La buona novella di Madre Teresa superstar

Articolo di cronaca che pubblicai l’8 dicembre 1993 nel quotidiano IL GIORNO:

    “Non applaudite. Per motivi di sicurezza, siete pregati di non applaudire. E’ un ordine della questura”. Gridando dal microfono con tono allarmato (si teme il crollo del loggione), un prete cerca di smorzare l’entusiasmo dei tremila studenti che gremiscono l’aula magna dell’università La Sapienza di Roma.

    Sono riuniti per un incontro con Madre Teresa di Calcutta, organizzato dai Padri gesuiti della cappella universitaria.

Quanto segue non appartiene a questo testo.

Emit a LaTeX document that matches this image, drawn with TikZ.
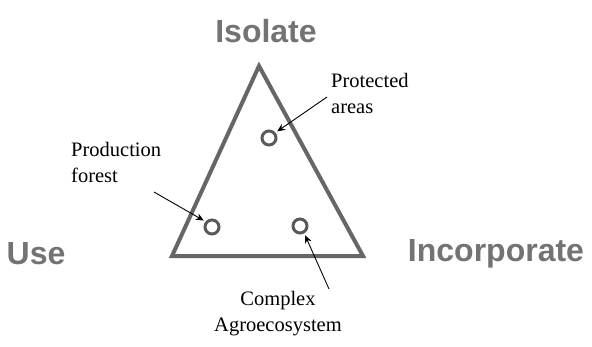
\documentclass[tikz,border=0pt]{standalone}
\usepackage{fontspec}
\setmainfont{Liberation Serif}
\newfontfamily\arialf{Liberation Sans}
\usetikzlibrary{arrows.meta}
\begin{document}
\begin{tikzpicture}[x=1pt,y=-1pt,
  big/.style={font=\arialf\bfseries\fontsize{32}{36}\selectfont, text=black!55, inner sep=0pt},
  small/.style={font=\fontsize{20.5}{26}\selectfont, inner sep=0pt, align=left},
  tri/.style={draw=black!60, line width=4pt, line join=miter},
  ring/.style={circle, draw=black!65, line width=3pt, minimum size=14pt, inner sep=0pt},
  pointer/.style={draw=black, line width=0.9pt, shorten >=2pt, -{Stealth[length=8pt,width=7pt]}}]
\useasboundingbox (0,0) rectangle (592,346);
\coordinate (A) at (259,66);
\coordinate (BL) at (172,256);
\coordinate (BR) at (363,256);
\draw[tri] (A) -- (BL) -- (BR) -- cycle;
\node[ring] (c1) at (269,138) {};
\node[ring] (c2) at (212,227) {};
\node[ring] (c3) at (300,226) {};
\node[big] (iso) at (266,31) {Isolate};
\node[big] (use) at (36,254) {Use};
\node[big] (inc) at (496,254) {Incorporate};
\node[small, anchor=north west] (prot) at (331,73) {Protected\\areas};
\node[small, anchor=north west] (prod) at (71,142) {Production\\forest};
\node[small, anchor=north, align=center] (cplx) at (278,291) {Complex\\Agroecosystem};
\coordinate (p1) at (327,97);
\coordinate (p2) at (154,192);
\coordinate (p3) at (329,289);
\draw[pointer] (p1) -- (c1.40);
\draw[pointer] (p2) -- (c2.140);
\draw[pointer] (p3) -- (c3.300);
\end{tikzpicture}
\end{document}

Altre migliaia di giovani sono stati lasciati fuori, per mancanza di spazio, e premono agli ingressi. Gli esclusi vorrebbero almeno poter ascoltare che cosa dirà la suora “santa”, Premio Nobel per la pace del 1979. Ma fuori non ci sono altoparlanti. Gli organizzatori sono preoccupati, hanno fretta di concludere e danno inizio all’assemblea, già fissata per le 20, con cinque minuti di anticipo.

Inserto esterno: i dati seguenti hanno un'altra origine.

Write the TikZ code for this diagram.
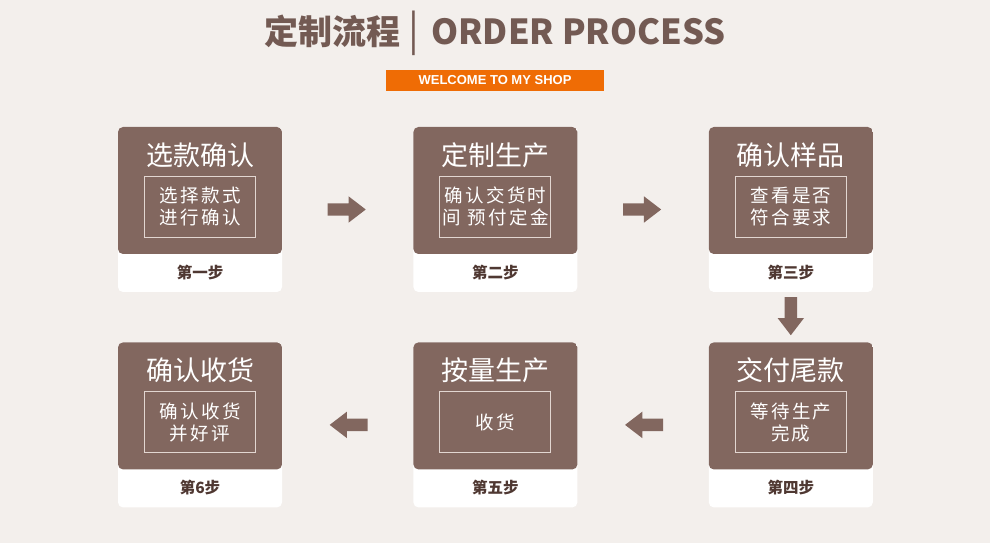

    Madre Teresa saluta all’indiana, chinando il capo sulle mani giunte. Piccola di statura, indossa il solito sari bianco listato di azzurro e un golfino blu. Sembra essersi ripresa bene, dopo la recente malattia per la quale, a 83 anni, è stata in pericolo di vita. Sul volto olivastro, solcato dalle rughe, non mostra segni di sofferenza. Parla in inglese, con voce ferma e pacata, interrompendosi di tanto in tanto per consentire la traduzione delle sue parole. Dice: “Amatevi l’un l’altro, come Dio vi ama, cominciando dall’interno della vostra famiglia. Gesù è venuto a darci la buona novella che Dio ama, singolarmente e personalmente, ciascuno di noi. E per farci capire come lui vuole che noi lo amiamo, ha detto al mondo: ‘Tutto quello che farete al più piccolo dei miei fratelli, lo avrete fatto a me. Se date a qualcuno che ha sete un bicchiere d’acqua per mio amore, lo date a me. Se accogliete un bambino nel mio nome, accogliete me’. Se farete questo, nel giorno del giudizio Gesù vi dirà: ‘Venite, benedetti del Padre mio a possedere il regno preparato per voi, perché avevo fame e mi avete sfamato; ero nudo e mi avete vestito; ero senza casa e mi avete accolto; ero malato o in prigione e mi avete fatto visita’ “.

    Madre Teresa ricorda quindi che a Calcutta la sua congregazione delle Suore Missionarie della Carità gestisce una casa-ospedale per i moribondi poveri e abbandonati da tutti. “Questi – osserva – pur nella sofferenza della malattia muoiono sereni, perché sentono di essere amati dalle suore che si prendono cura di loro”. “Con le suore di Calcutta – aggiunge – collaborano circa 70 giovani volontari, ragazzi e ragazze provenienti da vari Paesi del mondo. Servono con gioia i più poveri dei poveri, e tutti poi dicono: ‘Abbiamo ricevuto più di quanto abbiamo dato’ “.

    “Un giorno – racconta ancora – a Calcutta è venuta da me una coppia di giovani, di religione indù. Hanno chiesto la mia benedizione e mi hanno consegnato una grossa somma di denaro: con gioia rinunciavano alle spese per la festa del loro matrimonio, a beneficio dei poveri”.

    Madre Teresa raccomanda poi ai presenti la preghiera, l’eucarestia e l’adorazione eucaristica. E conclude: “Dio vi benedica tutti”.

   Il pubblico defluisce ordinatamente dalla sala, ma fuori una grande folla assedia la porta laterale dalla quale dovrebbe uscire la suora “superstar”, nella speranza di vederla da vicino. Una modesta automobile bianca è lì pronta per condurla a casa. L’attesa però si prolunga, e dopo mezz’ora si fa largo un sacerdote che, aiutato da una dozzina di “gorilla”, riesce ad aprire un corridoio tra la gente. La folla s’ingrossa ancora di più, e la concitazione aumenta. Ma è soltanto uno “scherzo da preti”. Infatti, mentre la massa di “fans” è attirata sul lato sinistro dell’edificio, Madre Teresa viene fatta uscire alla chetichella dal lato destro e “messa in salvo” con un’altra macchina.